By
Jeff Tripoli
January 5, 2007
A team from the UW's electrical engineering department has developed a robot with the ability to detect faults in power lines, a job usually time-consuming to do by hand.
The robot can be used to find weak points in electrical grids caused by natural wear or, more pertinently, storms.
"It's one of the only of it's kind," said project leader Alexander Mamishev, head of UW's Sensors, Energy and Automation Laboratory.
"It's is the first robot built that can inspect power cables autonomously looking for incipient failures. It can find cables that may need repair, before they cause problems," Mamishev said in a press release.
"The robot crawls along the cables testing their health status — whether they are still operational cables or whether they are decaying and have to be replaced," he said.

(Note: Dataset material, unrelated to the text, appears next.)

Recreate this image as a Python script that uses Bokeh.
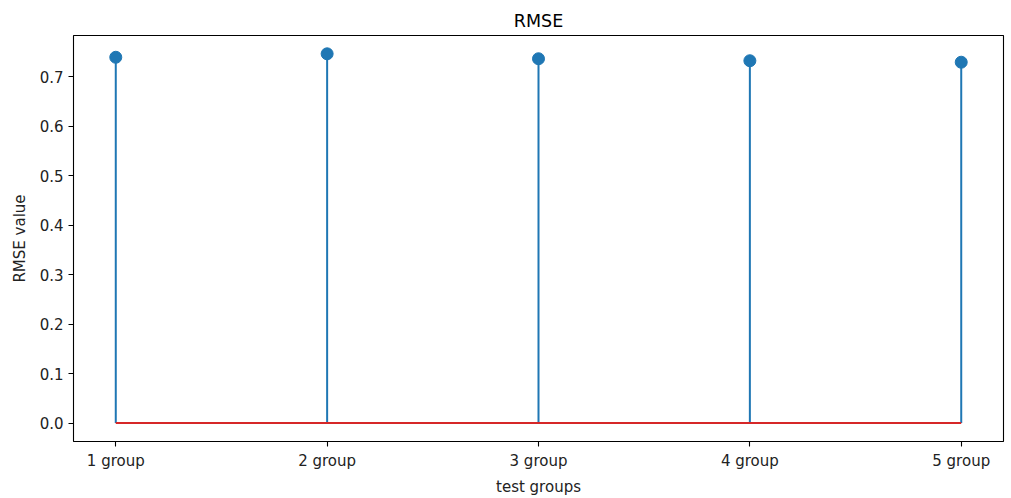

After its five-year development, the robot was taken to New Orleans for a field test, in the heart of the Hurricane Katrina damage. Using its three sensors, it was able to detect problems inside the cables from without.
Although the initial field test was in Louisiana, the team has mainly tested in Seattle because of proximity. Interest has also been expressed in Memphis and other places, Mamishev said.
A person would have to sort through hundreds of feet of cable over many hours in order to accomplish the same amount of work the robot can do in a short space of time, said project coordinator Luke Kearney.
"It's basically just meant to save time and money for power companies so you don't have to waste man hours," he said.
Right now power companies either let a cable age until it fails, or they take out the entire line after a set time period, Mamishev said in a press release.
"Knowing whether the cable is starting to wear would save power companies a lot of money, and it would reduce the number of blackouts," he said.
Though still in testing stage, plans to further develop the robot are in the works.
"There are several possibilities down the road," Kearney said, noting potential marketing options, specifically to nuclear power plants and power companies. "We're looking at putting new sensors on it and modifying it so that it can run at different set-ups."